The final major flaw I continuously noticed was over-helping in situations where it wasn’t necessary. Kinda picking on Blackmon at this point, but in this screen against St. John’s, he’s in no-man’s land between his man in the corner (a shooter) and the man with the ball. The driver isn’t in a threatening position at this point (let him shoot a 12-foot floater over someone!) – and even if he was, Blackmon isn’t close enough to help – and yet Blackmon allows an open three off of a kick out.
Two games later against UNLV, Blackmon is again caught digging too far down, helping a teammate who is in good position and doesn’t need it, and it leads to another open three.
Blackmon needs to be smarter about when he helps – digging into the post or onto drivers is definitely a useful skill, but he should be mindful of when his teammate is in control of the matchup.
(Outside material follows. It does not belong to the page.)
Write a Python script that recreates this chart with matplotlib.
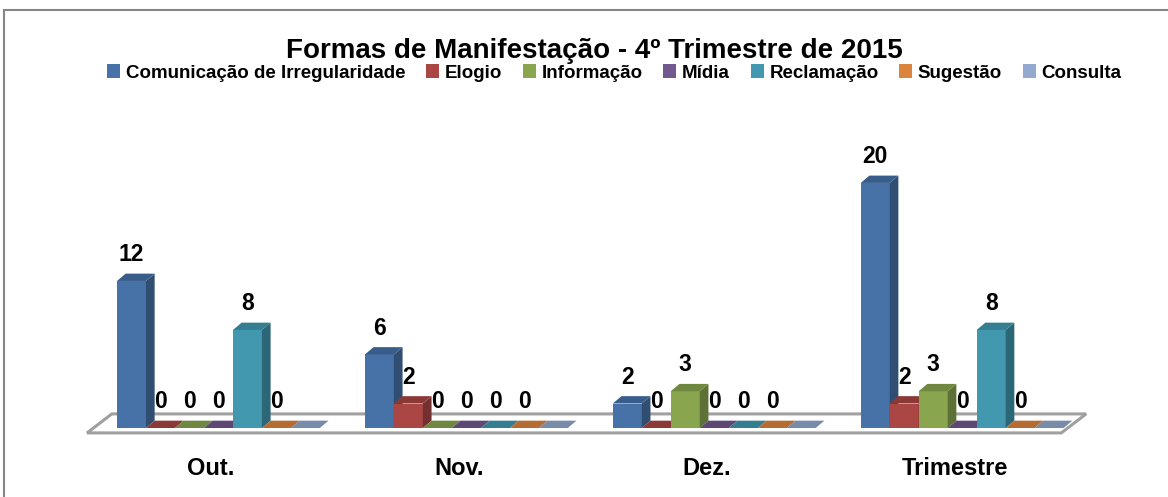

And even when it is the right time to dig, he needs to be ready to scramble and close out hard on his man.
Overall, the defense wasn’t catastrophic in Maui – per kenpom, the Hoosiers gave up 1.11, 1.07, and 0.99 points per possession to Wake Forest, St. John’s, and UNLV, respectively – but it’s definitely the Achilles heel for a team with an offense as prolific as theirs. Time and repetition should help some of the issues, but Crean needs to decide on a clear strategy for defending ball screens. The players need to take it personally when their man scores, and concentration cannot lapse from possession to possession; the Big Ten is too good for that. With a road game at Duke coming up (#1 in offensive efficiency) plus a neutral court battle against Notre Dame (#5 in offensive efficiency) before conference play starts, the Hoosiers will have chances to show improvement – or be cut apart yet again.